Problem - Produce an exact copy of the lines below that run from the line containing "Recreate this image" to the line containing "(rsRtop) -- (rsRbot);", inclusive; any picture is omitted.

Supplied material -
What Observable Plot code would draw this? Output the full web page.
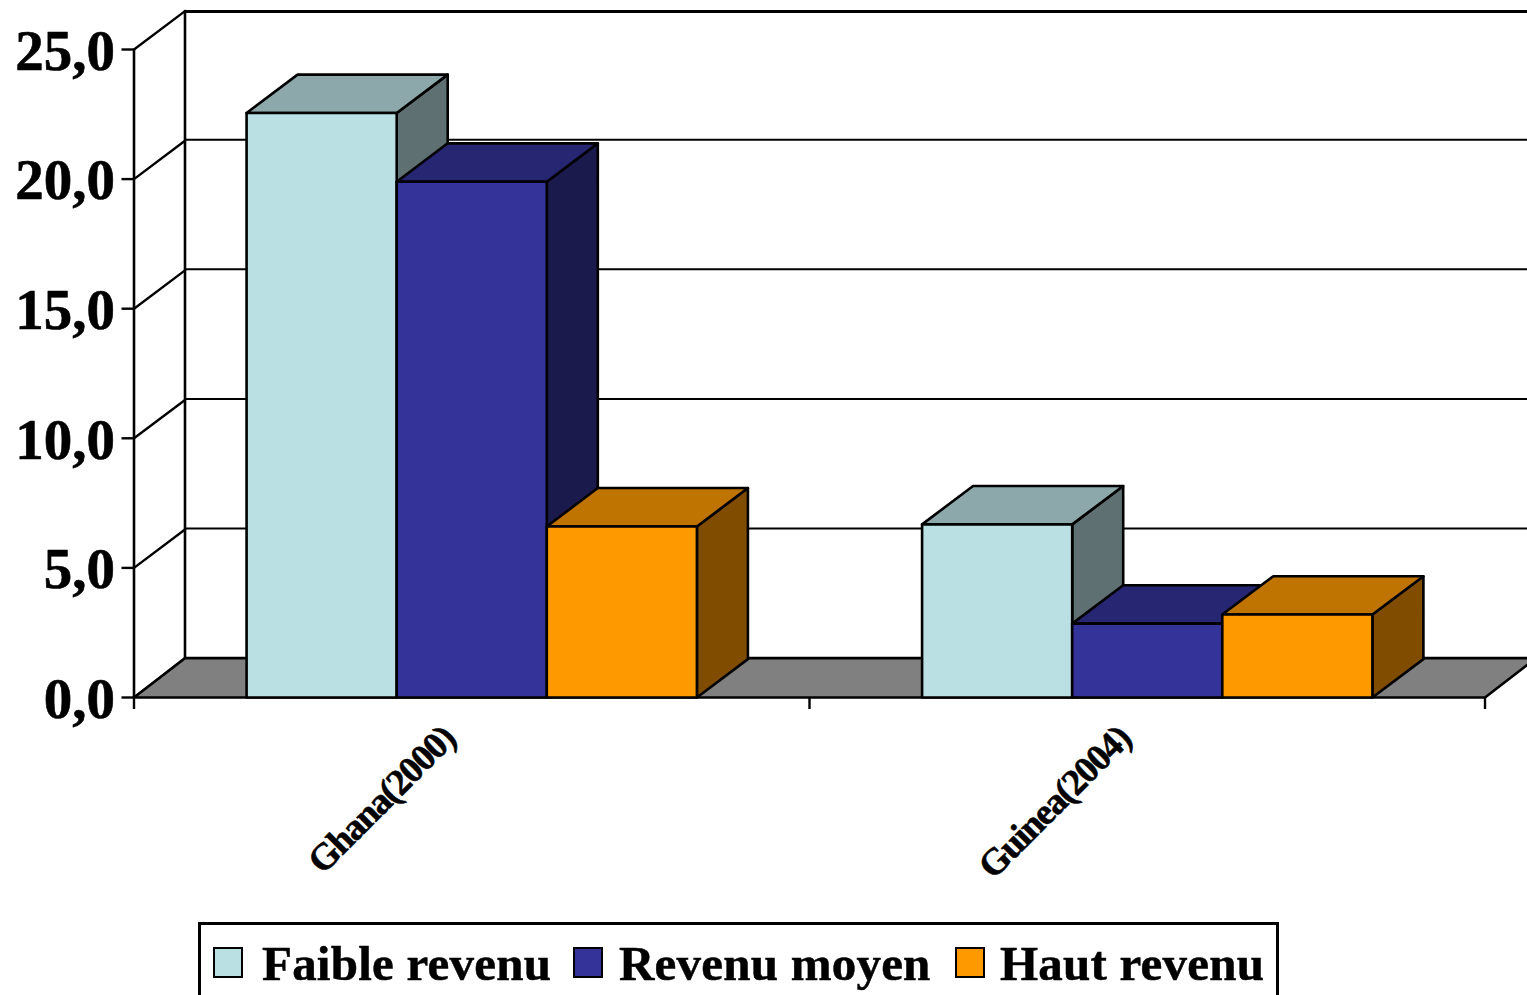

---

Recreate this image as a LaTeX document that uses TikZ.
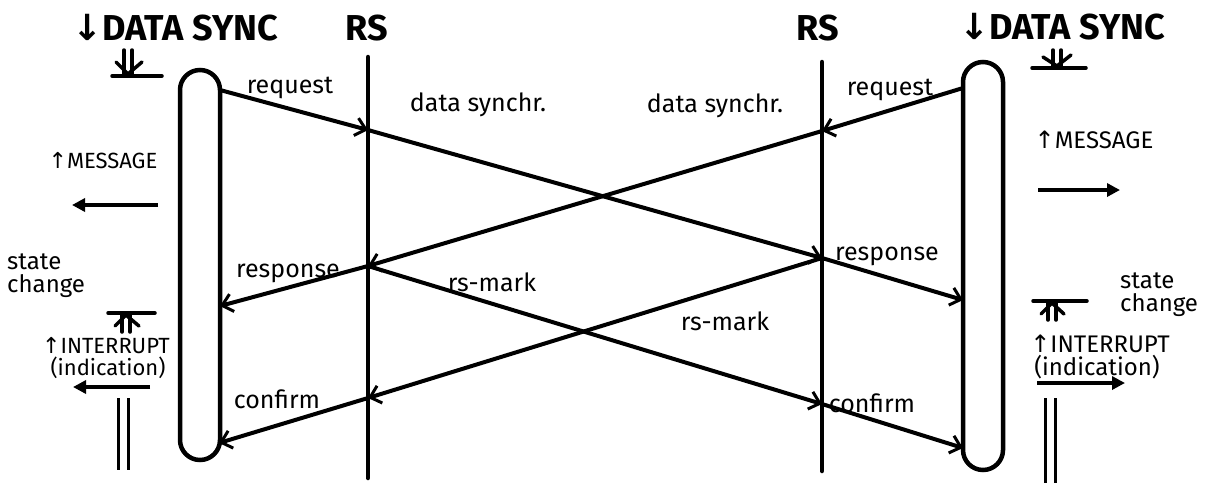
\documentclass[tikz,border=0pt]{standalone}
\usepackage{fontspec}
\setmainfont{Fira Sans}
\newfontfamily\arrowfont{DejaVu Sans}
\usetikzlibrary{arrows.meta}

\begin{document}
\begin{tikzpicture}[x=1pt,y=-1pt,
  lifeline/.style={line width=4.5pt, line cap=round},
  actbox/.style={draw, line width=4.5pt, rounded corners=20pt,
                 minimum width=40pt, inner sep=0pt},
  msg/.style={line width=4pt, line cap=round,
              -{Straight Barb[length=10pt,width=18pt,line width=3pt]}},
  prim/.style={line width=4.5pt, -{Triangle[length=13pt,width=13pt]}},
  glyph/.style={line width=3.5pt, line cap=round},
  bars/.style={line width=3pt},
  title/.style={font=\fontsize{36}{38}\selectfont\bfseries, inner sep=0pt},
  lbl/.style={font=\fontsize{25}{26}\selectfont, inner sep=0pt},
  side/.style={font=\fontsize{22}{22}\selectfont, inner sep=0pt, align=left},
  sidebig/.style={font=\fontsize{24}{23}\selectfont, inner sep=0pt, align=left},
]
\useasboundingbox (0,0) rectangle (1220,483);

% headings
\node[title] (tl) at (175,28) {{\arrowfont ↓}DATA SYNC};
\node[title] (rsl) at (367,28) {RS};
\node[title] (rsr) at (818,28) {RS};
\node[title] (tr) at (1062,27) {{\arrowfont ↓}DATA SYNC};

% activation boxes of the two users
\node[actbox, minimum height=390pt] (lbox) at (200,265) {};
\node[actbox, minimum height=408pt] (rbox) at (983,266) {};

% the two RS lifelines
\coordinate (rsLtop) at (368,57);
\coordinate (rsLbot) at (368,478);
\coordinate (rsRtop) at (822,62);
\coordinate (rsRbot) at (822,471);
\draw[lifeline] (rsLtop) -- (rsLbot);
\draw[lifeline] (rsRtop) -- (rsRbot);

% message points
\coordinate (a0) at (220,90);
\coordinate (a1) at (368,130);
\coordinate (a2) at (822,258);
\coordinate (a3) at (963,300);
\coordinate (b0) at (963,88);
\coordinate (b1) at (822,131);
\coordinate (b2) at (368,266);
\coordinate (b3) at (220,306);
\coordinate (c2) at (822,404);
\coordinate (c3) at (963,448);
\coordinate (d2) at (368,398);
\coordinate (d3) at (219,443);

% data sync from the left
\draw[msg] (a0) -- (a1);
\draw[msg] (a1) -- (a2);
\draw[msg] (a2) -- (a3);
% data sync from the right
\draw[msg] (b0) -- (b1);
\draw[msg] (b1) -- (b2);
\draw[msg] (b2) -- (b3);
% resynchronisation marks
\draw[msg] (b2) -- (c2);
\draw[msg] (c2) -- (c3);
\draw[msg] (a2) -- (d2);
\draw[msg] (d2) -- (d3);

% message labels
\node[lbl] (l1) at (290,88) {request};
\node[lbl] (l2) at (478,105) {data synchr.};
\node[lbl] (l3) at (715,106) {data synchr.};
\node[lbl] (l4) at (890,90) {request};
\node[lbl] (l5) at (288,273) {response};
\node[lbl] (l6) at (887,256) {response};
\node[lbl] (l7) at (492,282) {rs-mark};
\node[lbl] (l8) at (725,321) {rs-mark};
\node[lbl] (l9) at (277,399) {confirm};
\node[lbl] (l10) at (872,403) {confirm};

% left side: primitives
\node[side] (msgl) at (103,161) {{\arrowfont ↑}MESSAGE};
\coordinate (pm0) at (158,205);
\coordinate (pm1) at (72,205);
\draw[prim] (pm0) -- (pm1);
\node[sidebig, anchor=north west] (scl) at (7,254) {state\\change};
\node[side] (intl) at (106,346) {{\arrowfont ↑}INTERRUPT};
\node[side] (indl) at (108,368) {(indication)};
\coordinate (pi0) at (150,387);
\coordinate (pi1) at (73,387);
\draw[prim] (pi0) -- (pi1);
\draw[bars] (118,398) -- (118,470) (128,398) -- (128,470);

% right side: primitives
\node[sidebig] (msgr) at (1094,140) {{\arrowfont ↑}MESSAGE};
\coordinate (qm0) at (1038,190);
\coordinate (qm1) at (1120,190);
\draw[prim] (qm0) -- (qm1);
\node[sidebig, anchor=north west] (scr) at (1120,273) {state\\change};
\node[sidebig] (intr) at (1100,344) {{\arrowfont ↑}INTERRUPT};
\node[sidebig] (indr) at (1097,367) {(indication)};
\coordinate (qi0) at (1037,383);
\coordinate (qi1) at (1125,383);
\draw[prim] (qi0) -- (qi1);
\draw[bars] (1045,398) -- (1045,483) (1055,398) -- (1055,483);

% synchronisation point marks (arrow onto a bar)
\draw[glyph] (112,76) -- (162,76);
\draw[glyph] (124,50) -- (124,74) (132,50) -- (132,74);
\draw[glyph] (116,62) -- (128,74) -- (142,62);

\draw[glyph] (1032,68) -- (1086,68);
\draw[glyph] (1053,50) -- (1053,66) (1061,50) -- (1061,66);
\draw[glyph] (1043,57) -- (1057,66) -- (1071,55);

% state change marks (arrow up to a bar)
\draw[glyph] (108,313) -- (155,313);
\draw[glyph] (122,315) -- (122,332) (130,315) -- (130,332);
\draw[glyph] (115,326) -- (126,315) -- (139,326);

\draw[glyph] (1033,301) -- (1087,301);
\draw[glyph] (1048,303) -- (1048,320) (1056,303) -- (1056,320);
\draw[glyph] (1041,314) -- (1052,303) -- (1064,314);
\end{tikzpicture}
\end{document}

...

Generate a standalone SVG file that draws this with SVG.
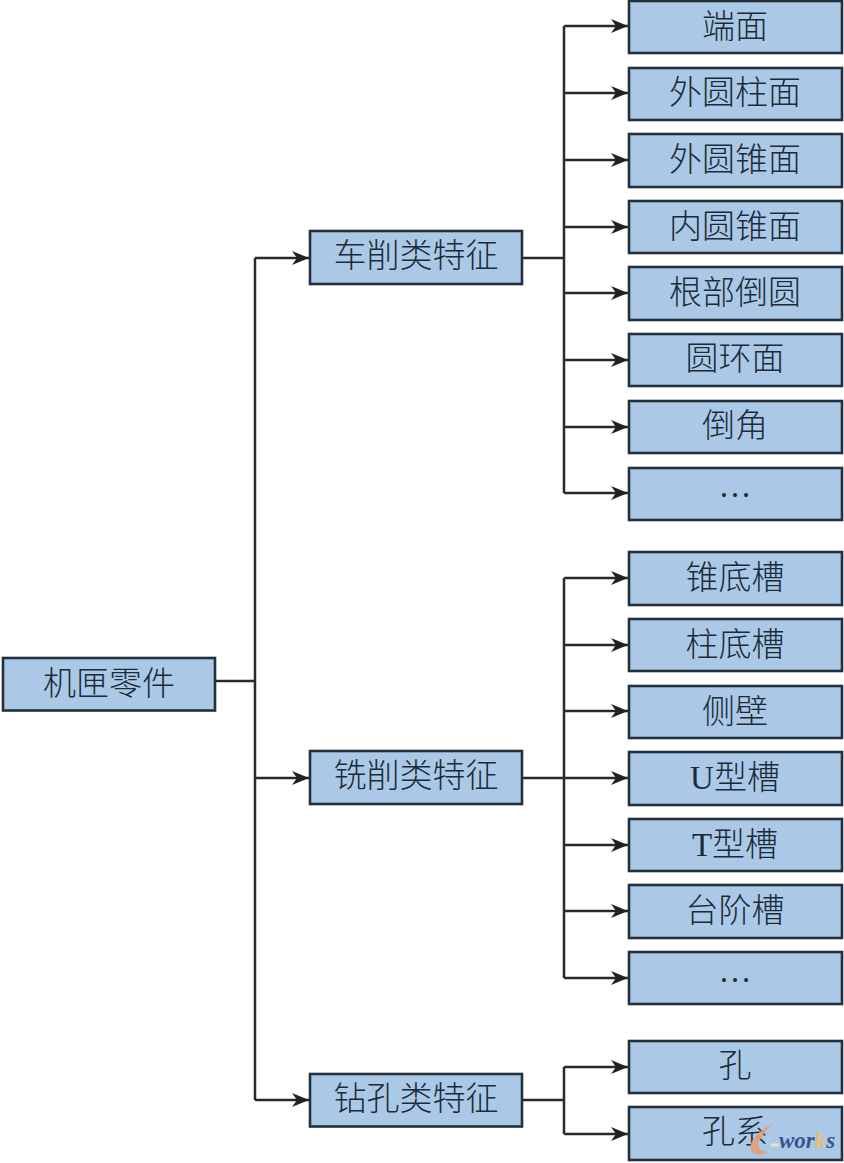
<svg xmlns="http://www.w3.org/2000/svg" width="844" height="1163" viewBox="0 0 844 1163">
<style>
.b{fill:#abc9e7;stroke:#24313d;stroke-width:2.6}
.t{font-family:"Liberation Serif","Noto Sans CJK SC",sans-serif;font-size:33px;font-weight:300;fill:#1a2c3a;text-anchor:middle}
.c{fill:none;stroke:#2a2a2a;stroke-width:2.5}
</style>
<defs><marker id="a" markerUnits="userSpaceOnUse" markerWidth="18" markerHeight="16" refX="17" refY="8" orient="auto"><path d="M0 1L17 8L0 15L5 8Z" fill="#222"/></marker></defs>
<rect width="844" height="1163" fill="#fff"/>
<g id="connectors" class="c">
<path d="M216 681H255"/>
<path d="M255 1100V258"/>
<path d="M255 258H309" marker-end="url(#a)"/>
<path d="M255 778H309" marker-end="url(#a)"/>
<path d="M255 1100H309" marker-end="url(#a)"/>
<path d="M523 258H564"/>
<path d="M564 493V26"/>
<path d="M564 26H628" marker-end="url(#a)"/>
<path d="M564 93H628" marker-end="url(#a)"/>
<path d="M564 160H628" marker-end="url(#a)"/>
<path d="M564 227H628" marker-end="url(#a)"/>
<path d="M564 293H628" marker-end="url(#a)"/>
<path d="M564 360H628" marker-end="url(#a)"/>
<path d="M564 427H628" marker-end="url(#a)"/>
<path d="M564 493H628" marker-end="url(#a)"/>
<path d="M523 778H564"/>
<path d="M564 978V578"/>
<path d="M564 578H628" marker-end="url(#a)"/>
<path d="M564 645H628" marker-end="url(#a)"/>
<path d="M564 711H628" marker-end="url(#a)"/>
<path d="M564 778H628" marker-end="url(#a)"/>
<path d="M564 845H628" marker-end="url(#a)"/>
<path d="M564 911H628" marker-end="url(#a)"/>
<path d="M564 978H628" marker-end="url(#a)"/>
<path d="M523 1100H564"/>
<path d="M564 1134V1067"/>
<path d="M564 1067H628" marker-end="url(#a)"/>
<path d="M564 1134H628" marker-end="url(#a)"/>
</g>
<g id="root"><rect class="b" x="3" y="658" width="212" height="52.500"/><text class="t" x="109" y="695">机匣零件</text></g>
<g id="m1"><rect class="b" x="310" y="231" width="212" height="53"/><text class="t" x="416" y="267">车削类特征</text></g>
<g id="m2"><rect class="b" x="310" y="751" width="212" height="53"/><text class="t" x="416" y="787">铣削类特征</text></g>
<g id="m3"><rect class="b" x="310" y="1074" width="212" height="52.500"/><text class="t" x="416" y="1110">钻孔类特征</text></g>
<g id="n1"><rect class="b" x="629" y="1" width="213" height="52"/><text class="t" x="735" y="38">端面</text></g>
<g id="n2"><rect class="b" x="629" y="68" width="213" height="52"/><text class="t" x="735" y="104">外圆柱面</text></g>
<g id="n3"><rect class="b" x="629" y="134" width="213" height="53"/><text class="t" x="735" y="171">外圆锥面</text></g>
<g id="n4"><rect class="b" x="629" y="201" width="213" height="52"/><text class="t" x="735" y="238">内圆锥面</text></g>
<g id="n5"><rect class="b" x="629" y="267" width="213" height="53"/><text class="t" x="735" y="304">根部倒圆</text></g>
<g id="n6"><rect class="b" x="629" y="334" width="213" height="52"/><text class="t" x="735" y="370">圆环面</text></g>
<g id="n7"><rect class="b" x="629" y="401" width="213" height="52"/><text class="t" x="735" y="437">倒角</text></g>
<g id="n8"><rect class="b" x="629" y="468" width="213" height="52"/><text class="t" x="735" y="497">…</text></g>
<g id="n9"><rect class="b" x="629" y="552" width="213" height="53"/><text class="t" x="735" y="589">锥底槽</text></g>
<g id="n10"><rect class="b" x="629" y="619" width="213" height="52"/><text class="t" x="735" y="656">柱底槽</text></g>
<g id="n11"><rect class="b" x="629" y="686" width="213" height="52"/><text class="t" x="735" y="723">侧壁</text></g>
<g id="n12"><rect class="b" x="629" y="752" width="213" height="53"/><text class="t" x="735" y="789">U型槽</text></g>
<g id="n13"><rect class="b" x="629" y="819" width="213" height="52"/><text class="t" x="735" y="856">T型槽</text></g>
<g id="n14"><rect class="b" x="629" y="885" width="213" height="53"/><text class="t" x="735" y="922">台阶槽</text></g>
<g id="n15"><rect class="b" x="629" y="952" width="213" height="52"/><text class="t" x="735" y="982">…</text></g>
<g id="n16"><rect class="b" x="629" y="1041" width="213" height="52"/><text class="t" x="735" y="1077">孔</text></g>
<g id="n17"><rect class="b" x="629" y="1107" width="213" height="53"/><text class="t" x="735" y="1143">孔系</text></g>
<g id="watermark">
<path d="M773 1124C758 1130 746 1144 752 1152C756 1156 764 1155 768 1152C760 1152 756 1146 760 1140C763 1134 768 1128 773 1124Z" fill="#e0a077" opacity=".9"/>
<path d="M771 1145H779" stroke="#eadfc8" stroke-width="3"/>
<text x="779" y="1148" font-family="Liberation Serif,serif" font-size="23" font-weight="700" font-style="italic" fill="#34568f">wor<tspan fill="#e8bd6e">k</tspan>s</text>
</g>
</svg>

Exercise output -
Recreate this image as a LaTeX document that uses TikZ.
\documentclass[tikz,border=0pt]{standalone}
\usepackage{fontspec}
\setmainfont{Fira Sans}
\newfontfamily\arrowfont{DejaVu Sans}
\usetikzlibrary{arrows.meta}

\begin{document}
\begin{tikzpicture}[x=1pt,y=-1pt,
  lifeline/.style={line width=4.5pt, line cap=round},
  actbox/.style={draw, line width=4.5pt, rounded corners=20pt,
                 minimum width=40pt, inner sep=0pt},
  msg/.style={line width=4pt, line cap=round,
              -{Straight Barb[length=10pt,width=18pt,line width=3pt]}},
  prim/.style={line width=4.5pt, -{Triangle[length=13pt,width=13pt]}},
  glyph/.style={line width=3.5pt, line cap=round},
  bars/.style={line width=3pt},
  title/.style={font=\fontsize{36}{38}\selectfont\bfseries, inner sep=0pt},
  lbl/.style={font=\fontsize{25}{26}\selectfont, inner sep=0pt},
  side/.style={font=\fontsize{22}{22}\selectfont, inner sep=0pt, align=left},
  sidebig/.style={font=\fontsize{24}{23}\selectfont, inner sep=0pt, align=left},
]
\useasboundingbox (0,0) rectangle (1220,483);

% headings
\node[title] (tl) at (175,28) {{\arrowfont ↓}DATA SYNC};
\node[title] (rsl) at (367,28) {RS};
\node[title] (rsr) at (818,28) {RS};
\node[title] (tr) at (1062,27) {{\arrowfont ↓}DATA SYNC};

% activation boxes of the two users
\node[actbox, minimum height=390pt] (lbox) at (200,265) {};
\node[actbox, minimum height=408pt] (rbox) at (983,266) {};

% the two RS lifelines
\coordinate (rsLtop) at (368,57);
\coordinate (rsLbot) at (368,478);
\coordinate (rsRtop) at (822,62);
\coordinate (rsRbot) at (822,471);
\draw[lifeline] (rsLtop) -- (rsLbot);
\draw[lifeline] (rsRtop) -- (rsRbot);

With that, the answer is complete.